The discount war is bringing retailers down to their knees. Worsening the already prevalent discount precedent is the demand for discount on metal price. I strongly believe that customers won’t buy from showrooms without discounts. But the right to fix a discount rate should reside with the retailer. We have seen that customers remain content with fixed discount rates at showrooms of corporate jewellery chains, but bargain aggressively with independent and small retailers. In my opinion, this dangerous precedent has to be stopped. Entertaining such customers sets a bad example for others in the market.
Today, no jeweller can claim that he gives a discount on gold because he simply cannot. A jeweller does not decide the price rate of gold. If he gives a discount on that, he stands to lose. Desperate situations may force a jeweller to adjust purity levels of the gold jewellery in the name of discount. Again, practicing this for a long time increases his risk of getting caught.
So, instead of entertaining impractical demands, the jeweller must stand his ground. Indian consumers are deal hunters. But random discounting at the time of closing transactions also discounts the brand. The jeweller should confidently speak about products and other service and policy related matters that build value for the customer.
In the process, the jeweller may lose a few customers. So, an ideal jeweller should be ready to lose a few customers in order to first build its reputation as a non-bargain shop. If the jeweller succeeds in the process, then I strongly believe that many such customers will start valuing the fundamental ideology leading such policies and come back to the stores. This long term and fail-safe approach will build trust in these potential buyers to be converted to future loyal customers.
Thus, the jeweller must believe in himself. But I don’t see that happening as many jewellers yield to random customer demands unfortunately.

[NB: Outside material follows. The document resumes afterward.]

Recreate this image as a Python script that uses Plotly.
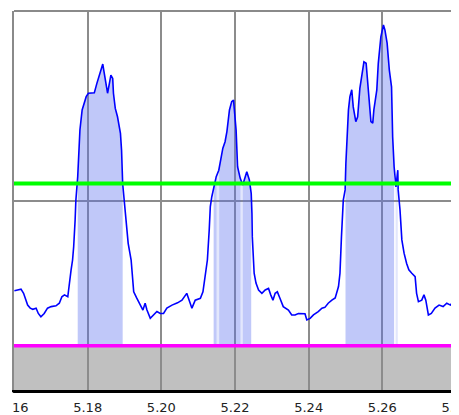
import numpy as np
import plotly.graph_objects as go

# Signal trace (x in data units, y in relative units 0-100)
sig_x = [5.1601, 5.1619, 5.1626, 5.1631, 5.1637, 5.1644, 5.1651, 5.1660, 5.1666, 5.1673,
         5.1682, 5.1691, 5.1701, 5.1714, 5.1723, 5.1730, 5.1737, 5.1746, 5.1750, 5.1755,
         5.1759, 5.1762, 5.1766, 5.1768, 5.1773, 5.1775, 5.1779, 5.1785, 5.1791, 5.1796,
         5.1802, 5.1818, 5.1825, 5.1832, 5.1836, 5.1841, 5.1845, 5.1850, 5.1854, 5.1859,
         5.1863, 5.1868, 5.1870, 5.1875, 5.1881, 5.1889, 5.1892, 5.1895, 5.1899, 5.1904,
         5.1910, 5.1918, 5.1922, 5.1925, 5.1933, 5.1943, 5.1950, 5.1956, 5.1961, 5.1970,
         5.1979, 5.1988, 5.1997, 5.2006, 5.2015, 5.2029, 5.2044, 5.2056, 5.2069, 5.2076,
         5.2083, 5.2092, 5.2106, 5.2113, 5.2119, 5.2125, 5.2130, 5.2133, 5.2137, 5.2142,
         5.2149, 5.2156, 5.2162, 5.2167, 5.2173, 5.2178, 5.2185, 5.2191, 5.2196, 5.2199,
         5.2203, 5.2207, 5.2214, 5.2221, 5.2228, 5.2232, 5.2239, 5.2244, 5.2246, 5.2247,
         5.2252, 5.2257, 5.2264, 5.2273, 5.2282, 5.2291, 5.2297, 5.2303, 5.2309, 5.2315,
         5.2322, 5.2331, 5.2345, 5.2354, 5.2363, 5.2372, 5.2390, 5.2395, 5.2404, 5.2413,
         5.2426, 5.2436, 5.2444, 5.2453, 5.2463, 5.2472, 5.2481, 5.2485, 5.2489, 5.2494,
         5.2499, 5.2501, 5.2508, 5.2512, 5.2517, 5.2521, 5.2528, 5.2533, 5.2539, 5.2546,
         5.2550, 5.2556, 5.2560, 5.2565, 5.2569, 5.2574, 5.2577, 5.2585, 5.2589, 5.2596,
         5.2603, 5.2607, 5.2613, 5.2619, 5.2625, 5.2628, 5.2632, 5.2637, 5.2642, 5.2643,
         5.2648, 5.2653, 5.2659, 5.2666, 5.2672, 5.2680, 5.2689, 5.2693, 5.2698, 5.2707,
         5.2713, 5.2718, 5.2725, 5.2733, 5.2743, 5.2754, 5.2765, 5.2775, 5.2785, 5.2792,
         5.2798]
sig_y = [26.2, 26.6, 25.5, 23.9, 22.4, 21.6, 21.3, 21.6, 20.2, 19.3,
         20.2, 21.6, 22.0, 22.2, 22.9, 24.6, 25.1, 24.6, 28.2, 31.7,
         34.3, 37.8, 44.9, 50.1, 56.3, 62.5, 68.6, 73.9, 76.1, 77.4,
         78.3, 78.4, 80.9, 83.1, 84.9, 86.0, 83.6, 80.9, 78.3, 80.9,
         83.1, 82.2, 78.3, 74.3, 72.1, 67.7, 63.3, 54.5, 50.1, 46.6,
         38.7, 34.3, 28.2, 25.9, 24.3, 22.4, 21.1, 22.9, 21.1, 18.9,
         19.8, 20.7, 20.2, 20.2, 21.6, 22.4, 23.0, 23.7, 25.5, 23.3,
         21.6, 23.7, 24.2, 25.9, 30.8, 34.3, 42.2, 48.4, 51.0, 53.6,
         56.3, 58.0, 61.6, 63.8, 65.5, 68.2, 73.9, 76.1, 76.5, 73.4,
         68.6, 58.9, 55.9, 54.1, 56.7, 57.6, 55.4, 51.9, 46.6, 40.4,
         30.8, 28.2, 26.4, 25.5, 26.4, 26.8, 25.1, 23.7, 25.5, 25.9,
         24.2, 22.0, 21.1, 19.8, 19.8, 20.2, 20.1, 18.5, 18.9, 19.8,
         20.7, 21.6, 21.8, 22.9, 23.7, 24.3, 27.3, 30.8, 40.4, 50.1,
         52.8, 59.8, 73.9, 77.4, 79.2, 74.7, 70.8, 72.1, 79.6, 83.6,
         86.6, 86.2, 80.9, 74.7, 70.8, 70.4, 73.9, 79.2, 86.2, 93.2,
         96.3, 95.0, 91.5, 84.4, 80.0, 66.8, 58.9, 53.6, 58.0, 52.8,
         47.5, 39.6, 36.1, 33.4, 31.7, 30.8, 29.9, 25.5, 23.3, 23.7,
         25.1, 23.7, 19.8, 20.2, 21.6, 22.4, 22.0, 22.9, 22.4, 23.3,
         22.9]

# Shaded (above-threshold) regions
shade_start = [5.1773, 5.2142, 5.2157, 5.2221, 5.2500]
shade_end = [5.1895, 5.2150, 5.2215, 5.2244, 5.2632]
# lighter partial regions
faint_start = [5.2150, 5.2215, 5.2636]
faint_end = [5.2157, 5.2221, 5.2642]

upper_level = 54.5   # green threshold
lower_level = 11.7   # magenta baseline

x_ticks = [5.16, 5.18, 5.20, 5.22, 5.24, 5.26, 5.28]

sx = np.array(sig_x)
sy = np.array(sig_y)

fig = go.Figure()


def add_region(a, b, color):
    inside = (sx > a) & (sx < b)
    xs = [a] + list(sx[inside]) + [b]
    ys = [float(np.interp(a, sx, sy))] + list(sy[inside]) + [float(np.interp(b, sx, sy))]
    px = xs + xs[::-1]
    py = ys + [lower_level] * len(xs)
    fig.add_trace(go.Scatter(x=px, y=py, mode="lines", fill="toself",
                             fillcolor=color, line=dict(width=0),
                             hoverinfo="skip", showlegend=False))


for a, b in zip(shade_start, shade_end):
    add_region(a, b, "rgba(90,110,240,0.38)")
for a, b in zip(faint_start, faint_end):
    add_region(a, b, "rgba(90,110,240,0.17)")

fig.add_trace(go.Scatter(x=sig_x, y=sig_y, mode="lines",
                         line=dict(color="#0000ff", width=1.6),
                         showlegend=False))

# gray base region
fig.add_shape(type="rect", xref="paper", x0=0, x1=1, yref="y", y0=0, y1=lower_level,
              fillcolor="#c0c0c0", line=dict(width=0), layer="below")
# threshold lines
fig.add_shape(type="line", xref="paper", x0=0, x1=1, yref="y", y0=upper_level, y1=upper_level,
              line=dict(color="#00ff00", width=4), layer="above")
fig.add_shape(type="line", xref="paper", x0=0, x1=1, yref="y", y0=lower_level, y1=lower_level,
              line=dict(color="#ff00ff", width=3.5), layer="above")
# top frame line
fig.add_shape(type="line", xref="paper", x0=0, x1=1, yref="paper", y0=1, y1=1,
              line=dict(color="#8a8a8a", width=2), layer="above")
# mask left part of the first tick label
fig.add_shape(type="rect", xref="paper", x0=-0.05, x1=-0.002, yref="paper", y0=-0.1, y1=-0.006,
              fillcolor="white", line=dict(width=0), layer="above")

# page body adds an 8px offset, so the figure is sized to fill the rest of the window
fig.update_layout(
    width=451, height=407,
    margin=dict(l=6, r=3, t=3, b=25),
    paper_bgcolor="white", plot_bgcolor="white",
    font=dict(family="DejaVu Sans", size=13, color="#222222"),
)
fig.update_xaxes(range=[5.16, 5.28], tickvals=x_ticks, tickformat=".2f",
                 showgrid=True, gridcolor="#8c8c8c", gridwidth=1.5,
                 showline=True, linecolor="black", linewidth=3,
                 ticks="outside", ticklen=3, tickcolor="rgba(0,0,0,0)",
                 ticklabeloverflow="allow",
                 zeroline=False, automargin=False)
fig.update_yaxes(range=[0, 100], tickvals=[50], showticklabels=False,
                 showgrid=True, gridcolor="#8c8c8c", gridwidth=1.5,
                 showline=True, linecolor="#8a8a8a", linewidth=2, mirror=True,
                 zeroline=False, automargin=False)

fig.write_html("out.html")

The solution, as my personal experience suggests, is to apply standard discounts on the making charges. Making charge is where jewelers earn their profit from. If a jeweller adjusts with his profit share, he’ll create a win-win situation for the customer as well. This process should again be applicable for loyal customers only. I also make sure that I extend this facility to those customers who visit through reference from a friend or a relative. This builds trust from the jeweller’s perspective as well.